Luckily, in the case of Jeydon Loredo, the school board did finally act and allowed him to appear in the yearbook in the tuxedo he wanted to wear.
But seriously, though, what does that hurt? If you see a transgender student — born female, but identifying as male — in a tuxedo, who does that hurt? What difference does it make? What does it do besides send the message that transgender students aren’t welcome, aren’t allowed to be themselves?
And then, in Colorado, two students say they were let go from the Palmer High School yearbook staff — and two other students quit the staff — over decisions made by their advisor after they included a picture of a same-sex couple in the yearbook.
"She told me to in these exact words, you either cut the gay couple or I cut the page."—Rudolpho Tribulio, former Palmer High School Yearbook Staff Member
Tribulio and Anna Carmichael say the advisor told them that a lesbian couple holding hands could not be on a page they were creating about high school relationships, although a district spokesperson says the reason was that the picture showed too much PDA [Public Display of Affection].
I wonder, though, if the couple had been heterosexual, would this have been an issue? Apparently not because back issues of the Palmer High School yearbook confirm many cases of PDA in the book, all by opposite-sex couples.
The advisor removed the picture and ironically replaced it with a page called “Diversity.” Seriously. And the advisor also created new rules for the Diversity page: "No names, only the labels. So for a picture of a Muslim, she wanted to label them as a Muslim."
The district spokesperson explained that the Diversity page would be more of a collage, and would not have encouraged segregation: "We don't discriminate in any way or form, so we wouldn't discriminate or find that appropriate.”

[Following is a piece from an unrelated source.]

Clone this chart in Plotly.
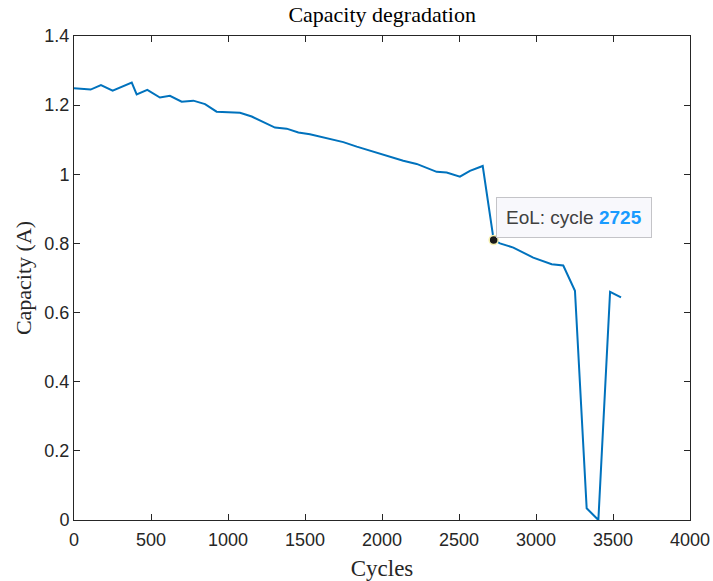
import plotly.graph_objects as go

# Measured discharge capacity per cycle
cycles = [0, 82, 108, 175, 251, 375, 407, 476, 558, 623, 699, 775, 851, 926,
          1078, 1154, 1229, 1305, 1381, 1457, 1532, 1749, 1836, 2052, 2138,
          2225, 2355, 2420, 2506, 2571, 2654, 2725, 2766, 2853, 2982, 3102,
          3177, 3253, 3329, 3405, 3481, 3552]
capacity = [1.249, 1.247, 1.245, 1.258, 1.242, 1.265, 1.231, 1.244, 1.222,
            1.227, 1.210, 1.213, 1.203, 1.181, 1.178, 1.167, 1.150, 1.135,
            1.132, 1.121, 1.116, 1.093, 1.080, 1.051, 1.039, 1.030, 1.007,
            1.005, 0.993, 1.010, 1.024, 0.810, 0.800, 0.788, 0.759, 0.740,
            0.736, 0.663, 0.034, 0.0, 0.660, 0.644]

# End-of-life marker
eol_cycle = 2725
eol_capacity = 0.810

x_ticks = [0, 500, 1000, 1500, 2000, 2500, 3000, 3500, 4000]
y_ticks = [0, 0.2, 0.4, 0.6, 0.8, 1.0, 1.2, 1.4]
y_tick_text = ["0", "0.2", "0.4", "0.6", "0.8", "1", "1.2", "1.4"]

line_color = "#0072BD"
axis_color = "#262626"
tick_font = dict(family="Liberation Sans, Arial, sans-serif", size=18, color=axis_color)
serif = "Liberation Serif, Times New Roman, serif"

fig = go.Figure()

fig.add_trace(go.Scatter(
    x=cycles, y=capacity, mode="lines",
    line=dict(color=line_color, width=2),
    hoverinfo="skip", showlegend=False,
))

fig.add_trace(go.Scatter(
    x=[eol_cycle], y=[eol_capacity], mode="markers",
    marker=dict(color="#1a1a1a", size=9, line=dict(color="#f5f0b0", width=1.5)),
    hoverinfo="skip", showlegend=False,
))

fig.add_annotation(
    x=eol_cycle, y=eol_capacity, xref="x", yref="y",
    text=("EoL: cycle <b><span style='color:#1a9bff'>%d</span></b>" % eol_cycle),
    showarrow=False, xanchor="left", yanchor="bottom",
    xshift=2, yshift=2,
    font=dict(family="Liberation Sans, Arial, sans-serif", size=19, color="#404040"),
    bgcolor="#f8f8fc", bordercolor="#c4c4c8", borderwidth=1, borderpad=9,
)

fig.update_layout(
    width=713, height=581,
    margin=dict(l=74, r=23, t=36, b=61, autoexpand=False),
    paper_bgcolor="white", plot_bgcolor="white",
    title=dict(text="Capacity degradation", x=0.536, xanchor="center",
               y=0.975, yanchor="middle",
               font=dict(family=serif, size=22, color="black")),
)

fig.update_xaxes(
    range=[0, 4000], tickvals=x_ticks, ticktext=[str(v) for v in x_ticks],
    ticks="inside", ticklen=6, tickcolor=axis_color, tickwidth=1,
    showline=True, linecolor=axis_color, linewidth=1, mirror="ticks",
    showgrid=False, zeroline=False, tickfont=tick_font, automargin=False,
    ticklabelstandoff=3,
    title=dict(text="Cycles", font=dict(family=serif, size=23, color=axis_color), standoff=12),
)

fig.update_yaxes(
    range=[0, 1.4], tickvals=y_ticks, ticktext=y_tick_text,
    ticks="inside", ticklen=6, tickcolor=axis_color, tickwidth=1,
    showline=True, linecolor=axis_color, linewidth=1, mirror="ticks",
    showgrid=False, zeroline=False, tickfont=tick_font, automargin=False,
    title=dict(text="Capacity (A)", font=dict(family=serif, size=22, color=axis_color), standoff=6),
)

fig.write_html("out.html")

They don’t discriminate unless you’re a same-sex couple, apparently.
It’s hard enough being gay, and being young — hell, sometimes it’s hard being LGBTQ and an adult — but when you have students who have the strength to be themselves way ahead of the curve; students who step out of invisibility and declare simply and plainly and clearly who they are, that should be celebrated.
Not edited out of yearbooks like LGBTQ students don’t exist.